A flat is considered to be a corrective wave, or being part of a corrective wave, and it is generally having an a-b-c structure, with the three-three-five inner structure for the waves of a lower degree.
In order for a price structure to be characterized as being a flat pattern, it needs to follow two simple rules:
- wave b must retrace at least 61.8% of wave a;
- wave c must be at least 38.2% of wave b.
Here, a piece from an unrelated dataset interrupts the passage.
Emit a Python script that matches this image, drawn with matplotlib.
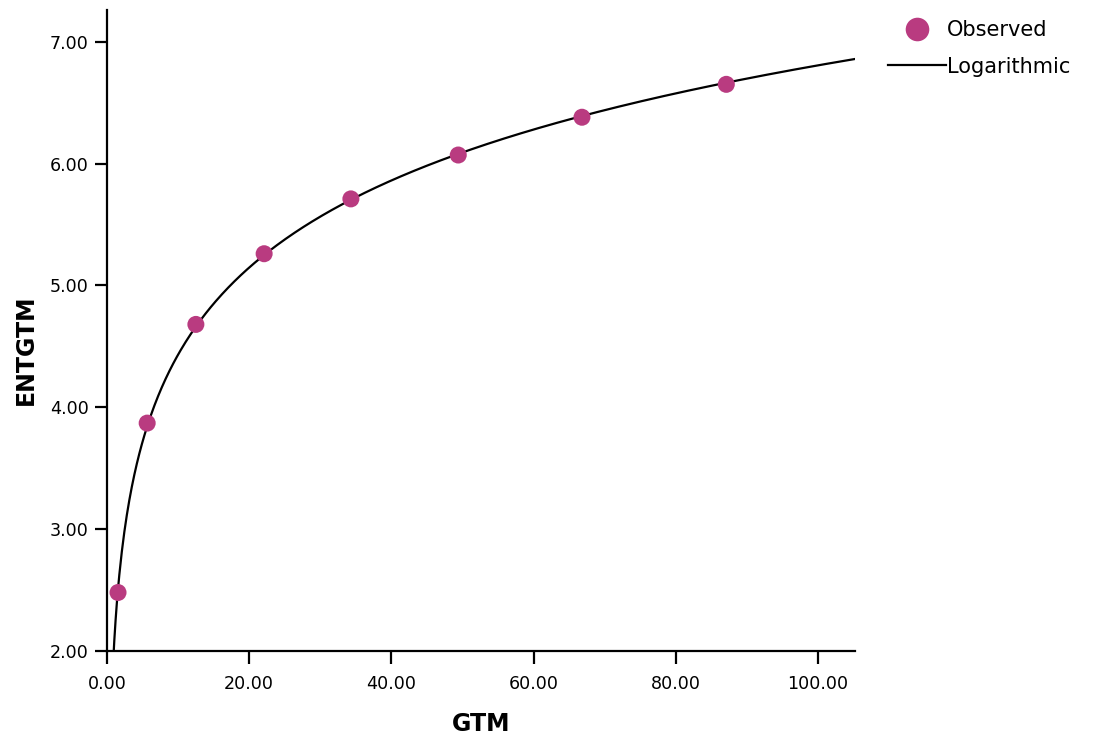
import numpy as np
import matplotlib
matplotlib.use('Agg')
import matplotlib.pyplot as plt
from matplotlib.lines import Line2D
from matplotlib.ticker import FormatStrFormatter

# observed GTM / ENTGTM pairs
gtm = [1.55, 5.65, 12.5, 22.1, 34.3, 49.4, 66.8, 87.1]
entgtm = [2.48, 3.87, 4.68, 5.26, 5.71, 6.07, 6.38, 6.65]

x_ticks = [0, 20, 40, 60, 80, 100]
y_ticks = [2, 3, 4, 5, 6, 7]

point_color = '#B93B80'

# logarithmic model: y = a + b*ln(x)
b, a = np.polyfit(np.log(gtm), entgtm, 1)
xs = np.linspace(0.5, 106, 600)
ys = a + b * np.log(xs)

plt.rcParams['font.family'] = ['DejaVu Sans']
fig = plt.figure(figsize=(10.96, 7.40), dpi=100)
ax = fig.add_axes([107 / 1096, 1 - 651 / 740, 748 / 1096, 641 / 740])

ax.plot(xs, ys, color='black', lw=1.6, zorder=2)
ax.scatter(gtm, entgtm, s=150, color=point_color, edgecolors='none', zorder=3)

ax.set_xlim(0, 105.2)
ax.set_ylim(2, 7.26)
ax.set_xticks(x_ticks)
ax.set_yticks(y_ticks)
ax.xaxis.set_major_formatter(FormatStrFormatter('%.2f'))
ax.yaxis.set_major_formatter(FormatStrFormatter('%.2f'))

for side in ('top', 'right'):
    ax.spines[side].set_visible(False)
for side in ('left', 'bottom'):
    ax.spines[side].set_linewidth(1.6)
ax.tick_params(axis='both', direction='out', length=9, width=1.6,
               labelsize=12.6, colors='black')
ax.tick_params(axis='x', pad=8)
ax.tick_params(axis='y', pad=4)

ax.set_xlabel('GTM', fontsize=17, fontweight='bold')
ax.set_ylabel('ENTGTM', fontsize=17, fontweight='bold')
ax.xaxis.set_label_coords(0.5, -0.095)
ax.yaxis.set_label_coords(-0.092, 0.47)

handles = [
    Line2D([], [], marker='o', ls='', ms=17, color=point_color, markeredgewidth=0),
    Line2D([], [], color='black', lw=1.6),
]
fig.legend(handles, ['Observed', 'Logarithmic'], loc='upper left',
           bbox_to_anchor=(888 / 1096, 1 - 20 / 740), frameon=False,
           fontsize=15, handlelength=2.8, handletextpad=0.05,
           labelspacing=0.8, borderpad=0, borderaxespad=0)

fig.savefig('out.png', dpi=100, facecolor='white')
- In a flat, there are a couple of rules that price should respect, beside the two rules stated above, and they are:
- wave a can be any corrective pattern except a triangle;
- wave b can be any corrective pattern except a triangle;
- wave b is less than two times the price movement of wave a, including internal points of wave b;
- wave b must be less than ten times wave a;
- wave c must be an impulse or an ending diagonal;
- wave c must share some common price territory with wave a;
- wave c must be maximum two times when compared with the longest wave between the previous two (wave a and wave b);
- wave c must be less than three times the price distance of wave a;
There are many flats types under the Elliott Waves Theory and I am not going to cover them all here, but will take a look at common, irregular and elongated flat. All types of flats should respect the rules above.
In a common flat, all of the waves are approximately equal in price. In other words, wave b should not be more than 100% of wave a, but must retrace at least 81% of wave a. Also, wave c must retrace all of wave b. Wave c should move slightly beyond the end of wave a, but not by more than 10% or 20%.